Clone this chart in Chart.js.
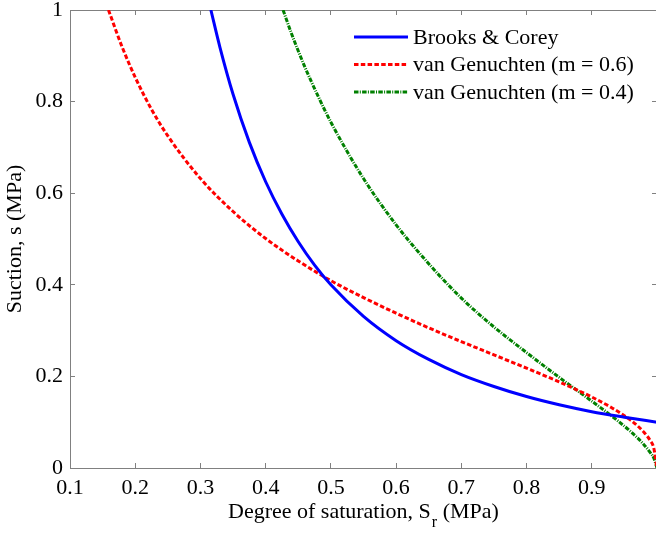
<!DOCTYPE html>
<html>
<head>
<meta charset="utf-8">
<title>Suction vs degree of saturation</title>
<script src="https://cdn.jsdelivr.net/npm/chart.js@4.4.1/dist/chart.umd.min.js"></script>
<style>
  html, body { margin: 0; padding: 0; overflow: hidden; background: #fff; }
  #wrap { width: 660px; height: 535px; }
</style>
</head>
<body>
<div id="wrap"><canvas id="retentionChart"></canvas></div>
<script>
// Degree of saturation (x) and suction in MPa (y)
const bcSr = [0.316, 0.33, 0.35, 0.375, 0.4, 0.425, 0.45, 0.475, 0.5, 0.55, 0.6, 0.65, 0.7, 0.75, 0.8, 0.85, 0.9, 0.95, 1.0];
const bcSuction = [1.0, 0.918, 0.816, 0.711, 0.625, 0.554, 0.494, 0.443, 0.400, 0.331, 0.278, 0.237, 0.204, 0.178, 0.156, 0.138, 0.123, 0.111, 0.100];

const vg6Sr = [0.159, 0.18, 0.2, 0.225, 0.25, 0.3, 0.35, 0.4, 0.45, 0.5, 0.55, 0.6, 0.65, 0.7, 0.75, 0.8, 0.85, 0.9, 0.93, 0.96, 0.98, 0.99, 0.995, 1.0];
const vg6Suction = [1.0, 0.919, 0.853, 0.783, 0.725, 0.632, 0.560, 0.501, 0.452, 0.409, 0.372, 0.338, 0.306, 0.276, 0.247, 0.218, 0.188, 0.155, 0.132, 0.104, 0.078, 0.059, 0.044, 0.0];

const vg4Sr = [0.4267, 0.44, 0.46, 0.48, 0.5, 0.55, 0.6, 0.65, 0.7, 0.75, 0.8, 0.85, 0.9, 0.93, 0.96, 0.98, 0.99, 0.995, 1.0];
const vg4Suction = [1.0, 0.947, 0.876, 0.813, 0.755, 0.632, 0.531, 0.446, 0.371, 0.308, 0.252, 0.198, 0.146, 0.114, 0.079, 0.051, 0.033, 0.022, 0.0];

const seriesNames = ['Brooks & Corey', 'van Genuchten (m = 0.6)', 'van Genuchten (m = 0.4)'];

const xTickValues = [0.1, 0.2, 0.3, 0.4, 0.5, 0.6, 0.7, 0.8, 0.9, 1.0];
const xTickLabels = ['0.1', '0.2', '0.3', '0.4', '0.5', '0.6', '0.7', '0.8', '0.9', ''];
const yTickValues = [0, 0.2, 0.4, 0.6, 0.8, 1.0];
const yTickLabels = ['0', '0.2', '0.4', '0.6', '0.8', '1'];

const FONT = '"Liberation Serif", "Times New Roman", serif';
const AXIS_GRAY = '#808080';

const toPoints = (xs, ys) => xs.map((x, i) => ({ x: x, y: ys[i] }));

// fixed axis sizes, no extra room for overhanging tick labels
const fixSize = (w, h) => scale => {
  if (w !== null) scale.width = w;
  if (h !== null) scale.height = h;
  scale.paddingLeft = 0;
  scale.paddingRight = 0;
  scale.paddingTop = 0;
  scale.paddingBottom = 0;
};

// MATLAB-ish legend (no box) drawn in the upper right of the plot
const cornerLegend = {
  id: 'cornerLegend',
  afterDraw(chart) {
    const ctx = chart.ctx;
    ctx.save();
    chart.data.datasets.forEach((ds, i) => {
      const y = 37 + i * 27.5;
      ctx.strokeStyle = ds.borderColor;
      ctx.lineWidth = ds.borderWidth;
      ctx.setLineDash(ds.borderDash || []);
      ctx.beginPath();
      ctx.moveTo(354, y);
      ctx.lineTo(408, y);
      ctx.stroke();
      ctx.setLineDash([]);
      ctx.fillStyle = '#000';
      ctx.font = '22px ' + FONT;
      ctx.textBaseline = 'middle';
      ctx.textAlign = 'left';
      ctx.fillText(ds.label, 413, y + 1);
    });
    ctx.restore();
  }
};

// x axis title with a subscript r
const xTitle = {
  id: 'xTitle',
  afterDraw(chart) {
    const ctx = chart.ctx;
    ctx.save();
    ctx.fillStyle = '#000';
    ctx.textBaseline = 'alphabetic';
    ctx.textAlign = 'left';
    let x = 228;
    const base = 518;
    ctx.font = '22px ' + FONT;
    const part1 = 'Degree of saturation, S';
    ctx.fillText(part1, x, base);
    x += ctx.measureText(part1).width;
    ctx.font = '16px ' + FONT;
    ctx.fillText('r', x + 1, base + 9);
    x += ctx.measureText('r').width + 1;
    ctx.font = '22px ' + FONT;
    ctx.fillText(' (MPa)', x, base);
    ctx.restore();
  }
};

const axisGrid = { display: true, drawOnChartArea: false, drawTicks: true, tickLength: -5, color: AXIS_GRAY, lineWidth: 1 };
const axisBorder = { display: true, color: AXIS_GRAY, width: 1 };

const ctx = document.getElementById('retentionChart').getContext('2d');
new Chart(ctx, {
  type: 'line',
  data: {
    datasets: [
      {
        label: seriesNames[0],
        data: toPoints(bcSr, bcSuction),
        borderColor: 'rgb(0, 0, 255)',
        borderWidth: 3,
        pointRadius: 0,
        fill: false,
        cubicInterpolationMode: 'monotone'
      },
      {
        label: seriesNames[1],
        data: toPoints(vg6Sr, vg6Suction),
        borderColor: 'rgb(255, 0, 0)',
        borderWidth: 3,
        borderDash: [4.5, 2.3],
        pointRadius: 0,
        fill: false,
        cubicInterpolationMode: 'monotone'
      },
      {
        label: seriesNames[2],
        data: toPoints(vg4Sr, vg4Suction),
        borderColor: 'rgb(0, 128, 0)',
        borderWidth: 3,
        borderDash: [4.5, 1.3, 1, 1.3],
        pointRadius: 0,
        fill: false,
        cubicInterpolationMode: 'monotone'
      }
    ]
  },
  options: {
    responsive: true,
    maintainAspectRatio: false,
    animation: false,
    layout: { padding: 0 },
    plugins: {
      legend: { display: false },
      tooltip: { enabled: false }
    },
    scales: {
      x: {
        type: 'linear',
        position: 'bottom',
        min: 0.1,
        max: 1,
        afterBuildTicks: axis => { axis.ticks = xTickValues.map(v => ({ value: v })); },
        afterFit: fixSize(null, 67),
        grid: axisGrid,
        border: axisBorder,
        ticks: {
          color: '#000',
          padding: 12,
          maxRotation: 0,
          autoSkip: false,
          font: { family: FONT, size: 22 },
          callback: (v, i) => xTickLabels[i]
        }
      },
      y: {
        type: 'linear',
        position: 'left',
        min: 0,
        max: 1,
        afterBuildTicks: axis => { axis.ticks = yTickValues.map(v => ({ value: v })); },
        afterFit: fixSize(70, null),
        grid: axisGrid,
        border: axisBorder,
        ticks: {
          color: '#000',
          padding: 12,
          autoSkip: false,
          font: { family: FONT, size: 22 },
          callback: (v, i) => yTickLabels[i]
        },
        title: {
          display: true,
          text: 'Suction, s (MPa)',
          color: '#000',
          font: { family: FONT, size: 22 },
          padding: { top: 2, bottom: 0 }
        }
      },
      x2: {
        type: 'linear',
        position: 'top',
        min: 0.1,
        max: 1,
        afterBuildTicks: axis => { axis.ticks = xTickValues.map(v => ({ value: v })); },
        afterFit: fixSize(null, 10),
        grid: axisGrid,
        border: axisBorder,
        ticks: { display: false }
      },
      y2: {
        type: 'linear',
        position: 'right',
        min: 0,
        max: 1,
        afterBuildTicks: axis => { axis.ticks = yTickValues.map(v => ({ value: v })); },
        afterFit: fixSize(3, null),
        grid: axisGrid,
        border: axisBorder,
        ticks: { display: false }
      }
    }
  },
  plugins: [cornerLegend, xTitle]
});
</script>
</body>
</html>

[SET PROBLEM]:
Give every line back word for word and leave the pictures out.

[RESPONSE TO THE EXERCISE]:
Clone this chart in Chart.js.
<!DOCTYPE html>
<html>
<head>
<meta charset="utf-8">
<title>Suction vs degree of saturation</title>
<script src="https://cdn.jsdelivr.net/npm/chart.js@4.4.1/dist/chart.umd.min.js"></script>
<style>
  html, body { margin: 0; padding: 0; overflow: hidden; background: #fff; }
  #wrap { width: 660px; height: 535px; }
</style>
</head>
<body>
<div id="wrap"><canvas id="retentionChart"></canvas></div>
<script>
// Degree of saturation (x) and suction in MPa (y)
const bcSr = [0.316, 0.33, 0.35, 0.375, 0.4, 0.425, 0.45, 0.475, 0.5, 0.55, 0.6, 0.65, 0.7, 0.75, 0.8, 0.85, 0.9, 0.95, 1.0];
const bcSuction = [1.0, 0.918, 0.816, 0.711, 0.625, 0.554, 0.494, 0.443, 0.400, 0.331, 0.278, 0.237, 0.204, 0.178, 0.156, 0.138, 0.123, 0.111, 0.100];

const vg6Sr = [0.159, 0.18, 0.2, 0.225, 0.25, 0.3, 0.35, 0.4, 0.45, 0.5, 0.55, 0.6, 0.65, 0.7, 0.75, 0.8, 0.85, 0.9, 0.93, 0.96, 0.98, 0.99, 0.995, 1.0];
const vg6Suction = [1.0, 0.919, 0.853, 0.783, 0.725, 0.632, 0.560, 0.501, 0.452, 0.409, 0.372, 0.338, 0.306, 0.276, 0.247, 0.218, 0.188, 0.155, 0.132, 0.104, 0.078, 0.059, 0.044, 0.0];

const vg4Sr = [0.4267, 0.44, 0.46, 0.48, 0.5, 0.55, 0.6, 0.65, 0.7, 0.75, 0.8, 0.85, 0.9, 0.93, 0.96, 0.98, 0.99, 0.995, 1.0];
const vg4Suction = [1.0, 0.947, 0.876, 0.813, 0.755, 0.632, 0.531, 0.446, 0.371, 0.308, 0.252, 0.198, 0.146, 0.114, 0.079, 0.051, 0.033, 0.022, 0.0];

const seriesNames = ['Brooks & Corey', 'van Genuchten (m = 0.6)', 'van Genuchten (m = 0.4)'];

const xTickValues = [0.1, 0.2, 0.3, 0.4, 0.5, 0.6, 0.7, 0.8, 0.9, 1.0];
const xTickLabels = ['0.1', '0.2', '0.3', '0.4', '0.5', '0.6', '0.7', '0.8', '0.9', ''];
const yTickValues = [0, 0.2, 0.4, 0.6, 0.8, 1.0];
const yTickLabels = ['0', '0.2', '0.4', '0.6', '0.8', '1'];

const FONT = '"Liberation Serif", "Times New Roman", serif';
const AXIS_GRAY = '#808080';

const toPoints = (xs, ys) => xs.map((x, i) => ({ x: x, y: ys[i] }));

// fixed axis sizes, no extra room for overhanging tick labels
const fixSize = (w, h) => scale => {
  if (w !== null) scale.width = w;
  if (h !== null) scale.height = h;
  scale.paddingLeft = 0;
  scale.paddingRight = 0;
  scale.paddingTop = 0;
  scale.paddingBottom = 0;
};

// MATLAB-ish legend (no box) drawn in the upper right of the plot
const cornerLegend = {
  id: 'cornerLegend',
  afterDraw(chart) {
    const ctx = chart.ctx;
    ctx.save();
    chart.data.datasets.forEach((ds, i) => {
      const y = 37 + i * 27.5;
      ctx.strokeStyle = ds.borderColor;
      ctx.lineWidth = ds.borderWidth;
      ctx.setLineDash(ds.borderDash || []);
      ctx.beginPath();
      ctx.moveTo(354, y);
      ctx.lineTo(408, y);
      ctx.stroke();
      ctx.setLineDash([]);
      ctx.fillStyle = '#000';
      ctx.font = '22px ' + FONT;
      ctx.textBaseline = 'middle';
      ctx.textAlign = 'left';
      ctx.fillText(ds.label, 413, y + 1);
    });
    ctx.restore();
  }
};

// x axis title with a subscript r
const xTitle = {
  id: 'xTitle',
  afterDraw(chart) {
    const ctx = chart.ctx;
    ctx.save();
    ctx.fillStyle = '#000';
    ctx.textBaseline = 'alphabetic';
    ctx.textAlign = 'left';
    let x = 228;
    const base = 518;
    ctx.font = '22px ' + FONT;
    const part1 = 'Degree of saturation, S';
    ctx.fillText(part1, x, base);
    x += ctx.measureText(part1).width;
    ctx.font = '16px ' + FONT;
    ctx.fillText('r', x + 1, base + 9);
    x += ctx.measureText('r').width + 1;
    ctx.font = '22px ' + FONT;
    ctx.fillText(' (MPa)', x, base);
    ctx.restore();
  }
};

const axisGrid = { display: true, drawOnChartArea: false, drawTicks: true, tickLength: -5, color: AXIS_GRAY, lineWidth: 1 };
const axisBorder = { display: true, color: AXIS_GRAY, width: 1 };

const ctx = document.getElementById('retentionChart').getContext('2d');
new Chart(ctx, {
  type: 'line',
  data: {
    datasets: [
      {
        label: seriesNames[0],
        data: toPoints(bcSr, bcSuction),
        borderColor: 'rgb(0, 0, 255)',
        borderWidth: 3,
        pointRadius: 0,
        fill: false,
        cubicInterpolationMode: 'monotone'
      },
      {
        label: seriesNames[1],
        data: toPoints(vg6Sr, vg6Suction),
        borderColor: 'rgb(255, 0, 0)',
        borderWidth: 3,
        borderDash: [4.5, 2.3],
        pointRadius: 0,
        fill: false,
        cubicInterpolationMode: 'monotone'
      },
      {
        label: seriesNames[2],
        data: toPoints(vg4Sr, vg4Suction),
        borderColor: 'rgb(0, 128, 0)',
        borderWidth: 3,
        borderDash: [4.5, 1.3, 1, 1.3],
        pointRadius: 0,
        fill: false,
        cubicInterpolationMode: 'monotone'
      }
    ]
  },
  options: {
    responsive: true,
    maintainAspectRatio: false,
    animation: false,
    layout: { padding: 0 },
    plugins: {
      legend: { display: false },
      tooltip: { enabled: false }
    },
    scales: {
      x: {
        type: 'linear',
        position: 'bottom',
        min: 0.1,
        max: 1,
        afterBuildTicks: axis => { axis.ticks = xTickValues.map(v => ({ value: v })); },
        afterFit: fixSize(null, 67),
        grid: axisGrid,
        border: axisBorder,
        ticks: {
          color: '#000',
          padding: 12,
          maxRotation: 0,
          autoSkip: false,
          font: { family: FONT, size: 22 },
          callback: (v, i) => xTickLabels[i]
        }
      },
      y: {
        type: 'linear',
        position: 'left',
        min: 0,
        max: 1,
        afterBuildTicks: axis => { axis.ticks = yTickValues.map(v => ({ value: v })); },
        afterFit: fixSize(70, null),
        grid: axisGrid,
        border: axisBorder,
        ticks: {
          color: '#000',
          padding: 12,
          autoSkip: false,
          font: { family: FONT, size: 22 },
          callback: (v, i) => yTickLabels[i]
        },
        title: {
          display: true,
          text: 'Suction, s (MPa)',
          color: '#000',
          font: { family: FONT, size: 22 },
          padding: { top: 2, bottom: 0 }
        }
      },
      x2: {
        type: 'linear',
        position: 'top',
        min: 0.1,
        max: 1,
        afterBuildTicks: axis => { axis.ticks = xTickValues.map(v => ({ value: v })); },
        afterFit: fixSize(null, 10),
        grid: axisGrid,
        border: axisBorder,
        ticks: { display: false }
      },
      y2: {
        type: 'linear',
        position: 'right',
        min: 0,
        max: 1,
        afterBuildTicks: axis => { axis.ticks = yTickValues.map(v => ({ value: v })); },
        afterFit: fixSize(3, null),
        grid: axisGrid,
        border: axisBorder,
        ticks: { display: false }
      }
    }
  },
  plugins: [cornerLegend, xTitle]
});
</script>
</body>
</html>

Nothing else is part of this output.